In-memory processing in Apache Spark refers to the ability of the framework to process data entirely in memory, rather than relying on disk storage. This approach makes Spark much faster than traditional big data frameworks like Hadoop MapReduce, which primarily rely on disk-based operations. In-memory processing helps Spark execute jobs at lightning speed, making it ideal for use cases that require quick data processing and real-time analytics.
How In-Memory Processing Works in Spark
- Data Loading into Memory: When Spark reads data from external sources, it loads this data into memory (RAM) across the nodes in the cluster. This is done using Resilient Distributed Datasets (RDDs), the fundamental abstraction in Spark, or using DataFrames for higher-level abstractions. These data structures allow Spark to perform transformations and actions on the data in parallel.
- Transformation and Action Operations: Spark applies transformations (like
map()
,filter()
,flatMap()
, etc.) to the RDDs or DataFrames. Transformations are lazy, meaning Spark only records the transformations to be applied and doesn’t actually compute them until an action (likecollect()
,count()
, orsave()
) triggers the execution. - Caching Data: One of Spark’s key features to leverage in-memory processing is caching. If the same dataset needs to be reused multiple times in the computation, Spark can store the intermediate results in memory. This prevents repeated disk access, significantly improving performance. Caching is particularly useful for iterative algorithms in machine learning, where the same data is accessed multiple times.
- Data Partitioning: Spark divides data into smaller partitions and distributes these partitions across the cluster nodes. Each partition resides in memory on the worker node and is processed independently. This partitioning allows for parallel processing, increasing the speed and efficiency of computations.

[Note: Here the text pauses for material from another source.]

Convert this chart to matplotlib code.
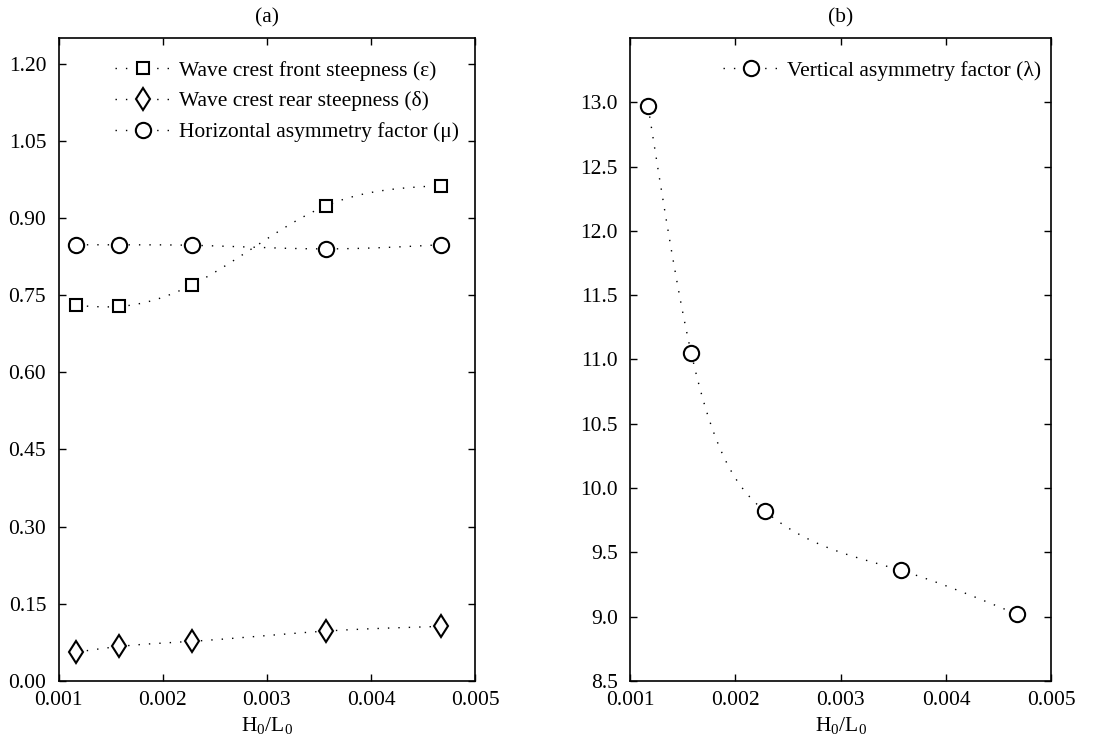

- Fault Tolerance: Despite the focus on in-memory processing, Spark still provides fault tolerance. If a node fails during processing, Spark can recompute lost data using lineage information stored in the form of RDDs. This ensures the integrity and availability of the data.
- In-Memory Computation: The actual computation happens in-memory. Spark utilizes the DAG scheduler to optimize the order in which operations are executed and to minimize shuffling of data between nodes. The operations are carried out in memory, reducing the overhead of disk I/O, and enabling faster execution of the tasks.
- Task Scheduling and Execution: The task scheduler in Spark divides jobs into smaller tasks and distributes them to worker nodes. These tasks are executed in parallel across the cluster. Since the data is already in memory, there is minimal delay in accessing it compared to traditional disk-based approaches.
- Memory Management: Spark manages memory allocation efficiently to avoid spilling data to disk. It uses a combination of heap memory and off-heap memory for caching data. If the memory capacity is exceeded, Spark will spill the excess data to disk, but this comes with a performance cost.
Benefits of In-Memory Processing in Spark
- Faster Execution: Since the data is stored in RAM and doesn’t require disk I/O, Spark can process large datasets much faster than other systems that rely on disk storage, especially for iterative algorithms.
- Real-time Analytics: Spark’s ability to process data in memory allows for near real-time analytics, making it suitable for streaming data and interactive data processing tasks.
- Fault Tolerance: Spark provides fault tolerance by recovering lost data using lineage information, ensuring that data is never permanently lost.
- Scalability: Spark can scale horizontally by adding more nodes to the cluster, allowing it to handle larger datasets in memory and distribute the workload efficiently.
Challenges of In-Memory Processing in Spark
- Memory Consumption: Large datasets require significant amounts of memory. If the data size exceeds the available memory on the nodes, it will be spilled to disk, causing performance degradation.
- Cluster Resource Management: Managing memory and resources across a cluster can be challenging, especially in multi-tenant environments where memory is shared among different jobs.
Internal Workflow of In-Memory Processing
- Job Submission: The user submits a job to Spark, specifying the dataset and operations to perform.
- DAG Creation: Spark creates a Directed Acyclic Graph (DAG) of the operations to be performed.
- Task Division: The DAG is divided into smaller tasks, which are distributed across worker nodes in the cluster.
- In-Memory Execution: Each worker node processes its assigned partition of the data in memory.
- Caching and Reuse: If caching is enabled, intermediate data is stored in memory for future reuse.
- Fault Recovery: If a failure occurs, Spark recovers the lost data from the lineage information and recomputes the necessary partitions.
- Task Completion: Once the tasks are completed, the results are either stored back to disk or returned to the user.
Conclusion
In-memory processing in Apache Spark drastically enhances performance by minimizing the overhead of disk I/O, enabling fast and efficient data processing. This is especially beneficial for big data processing tasks, real-time analytics, and machine learning workloads. By understanding the internal mechanics of Spark’s in-memory processing, developers can optimize their Spark applications for maximum performance and scalability.
By leveraging Spark’s in-memory capabilities, businesses can gain insights from their data at lightning speed, making it a preferred choice for modern data processing workflows.